The second game that went into overtime was especially painful for the Red because the Purple Eagles pulled their goalie and scored the game-tying goal with 8.9 seconds left in regulation.

That play aside, the Red played solid hockey at Lynah Rink in taking a loss and a tie in its first two games of the season. In the Friday night game, Cornell’s penalty killers kept Niagara’s offensive attack at bay for most of the night. Unfortunately, the penalties eventually caught up to Cornell as it could not stop Niagara in the Purple Eagles’ ninth power play of the game. That goal was given up in overtime to give Niagara the 2-1 victory.

Head coach Doug Derraugh ’91 was proud of his team for fighting hard all night while he pointed to the abundance of penalties as a team weakness.

“For our first game, there were some good things out there,” Derraugh said. “I thought we battled hard. I thought we made a few mistakes early on in the game. In the second period, we really came out and forechecked hard and created a lot of problems for Niagara. At the end, we just took too many penalties. We had to kill penalty after penalty and you can’t do that and win hockey games.”

With just 2:24 gone in the second period, senior Halina Krystalin scored the Red’s first goal of the season off assists from freshman Rebecca Flewelling and sophomore Emma Chipman. Niagara would answer back as Frances McPhail poked in a goal past senior goalie Beth Baronick with four and a half minutes left in the second period.

In the overtime, Niagara out-shot Cornell, 5-0. To stop a breakaway goal for Niagara, junior Molly McDonald reached reached her stick out and committed a penalty with 2:15 left in the extra period. Unfortunately, Niagara capitalized on this penalty and Ashley Riggs scored the game-winning goal with 1:19 left in overtime.

“I think our penalty killers did a great job in this game, but you just can’t keep taking penalties and have to clean them out on the ice time after time,” Derraugh said. “They get tired after a while and at the end, it cost us.”

In the Saturday game, junior Miranda Callaghan gave the Red faithful something to celebrate as she scored the game’s first goal with 3:07 remaining in the first period. Flewelling stole the puck in the offensive zone as Niagara tried to clear it and she immediately found Callaghan in the middle of the ice and Callaghan then made a move and scored the goal.

Kristalyn then scored a power play goal for Cornell off an assist from Chipman with 1:04 left in the second period. Then Niagara came roaring back in the third frame, scoring two unanswered goals to even the score up at two apiece. Three minutes later Chipman scored her first goal of the season on a pass from McDonald. That goal was the Red’s second power play goal of the contest.

Then came the painful equalizer off the stick of Niagara’s Charde Hoyle-Levy. Niagara was already up a man on a power play. Coming out of a timeout, Niagara pulled the goalie and had a 6-4 advantage. With 8.9 seconds left, the Purple Eagles scored a goal off a scrum in front of the net.

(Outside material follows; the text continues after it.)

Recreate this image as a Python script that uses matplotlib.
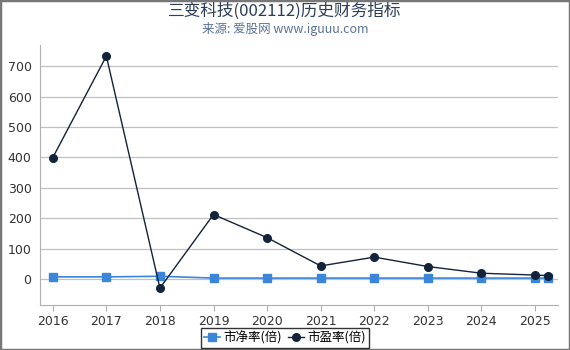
import matplotlib
matplotlib.use("Agg")
import matplotlib.pyplot as plt
from matplotlib.patches import Rectangle

plt.rcParams['font.family'] = ['DejaVu Sans', 'Noto Sans CJK SC']

years = [2016, 2017, 2018, 2019, 2020, 2021, 2022, 2023, 2024, 2025, 2025.25]
pb = [7, 7, 9, 3, 3, 3, 3, 3, 3, 3, 3]
pe = [399, 733, -30, 212, 136, 43, 72, 41, 19, 13, 11]
xticks = [2016, 2017, 2018, 2019, 2020, 2021, 2022, 2023, 2024, 2025]
yticks = [0, 100, 200, 300, 400, 500, 600, 700]

title = "三变科技(002112)历史财务指标"
subtitle = "来源: 爱股网 www.iguuu.com"
pb_label = "市净率(倍)"
pe_label = "市盈率(倍)"

fig = plt.figure(figsize=(5.7, 3.5), dpi=100)
ax = fig.add_axes([0.070, 0.129, 0.909, 0.742])

ax.plot(years, pb, color='#3b86d8', marker='s', markersize=5.5, linewidth=1.2, label=pb_label, zorder=3)
ax.plot(years, pe, color='#13233b', marker='o', markersize=5.5, linewidth=1.0, label=pe_label, zorder=4)

ax.set_xlim(2015.76, 2025.43)
ax.set_ylim(-85, 769)
ax.set_xticks(xticks)
ax.set_xticklabels([str(x) for x in xticks])
ax.set_yticks(yticks)
ax.grid(axis='y', color='#c0c0c0', linewidth=0.9)
ax.set_axisbelow(True)
for s in ['top', 'right']:
    ax.spines[s].set_visible(False)
for s in ['left', 'bottom']:
    ax.spines[s].set_color('#b0b0b0')
ax.tick_params(axis='y', length=0, labelsize=9, colors='#333333', pad=6)
ax.tick_params(axis='x', length=4, color='#b0b0b0', labelsize=9, colors='#333333')

fig.text(0.5, 0.967, title, ha='center', va='center', fontsize=12, color='#2c3e5a',
         family=['Noto Sans CJK SC', 'DejaVu Sans'])
fig.text(0.5, 0.917, subtitle, ha='center', va='center', fontsize=9, color='#5a7396',
         family=['Noto Sans CJK SC', 'DejaVu Sans'])

h, l = ax.get_legend_handles_labels()
leg = fig.legend(h, l, loc='lower center', bbox_to_anchor=(0.5, -0.012), ncol=2, frameon=True,
                 fancybox=False, edgecolor='black', handlelength=1.3,
                 handletextpad=0.25, columnspacing=0.5, borderpad=0.25,
                 prop={'family': ['Noto Sans CJK SC', 'DejaVu Sans'], 'size': 9})
leg.get_frame().set_linewidth(1.0)

fig.patches.append(Rectangle((0, 0), 1, 1, transform=fig.transFigure, fill=False,
                             edgecolor='#777777', linewidth=2.5))

fig.savefig('out.png', dpi=100)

“The puck went back to the point on that play,” Derraugh said. “They took a shot, there was a big scramble in front, they had six players up there and we had four. I guess it’s just a matter of numbers then. They had them and we didn’t.”

Overall, Derraugh was pleased with his team’s forechecking and defensive zone. Senior goalie Beth Baronick echoes her coach, praising the team’s effort while pointing out adjustments still have to be made.

“We are at a very different point of where we were last season,” Baronick said. “We are definitely starting off stronger. In the future, we definitely have to cut down on penalties. The refs are calling it more like the NHL now. There are a lot more penalties being called and, thus, a lot more power plays. We definitely need to adjust in the future games.”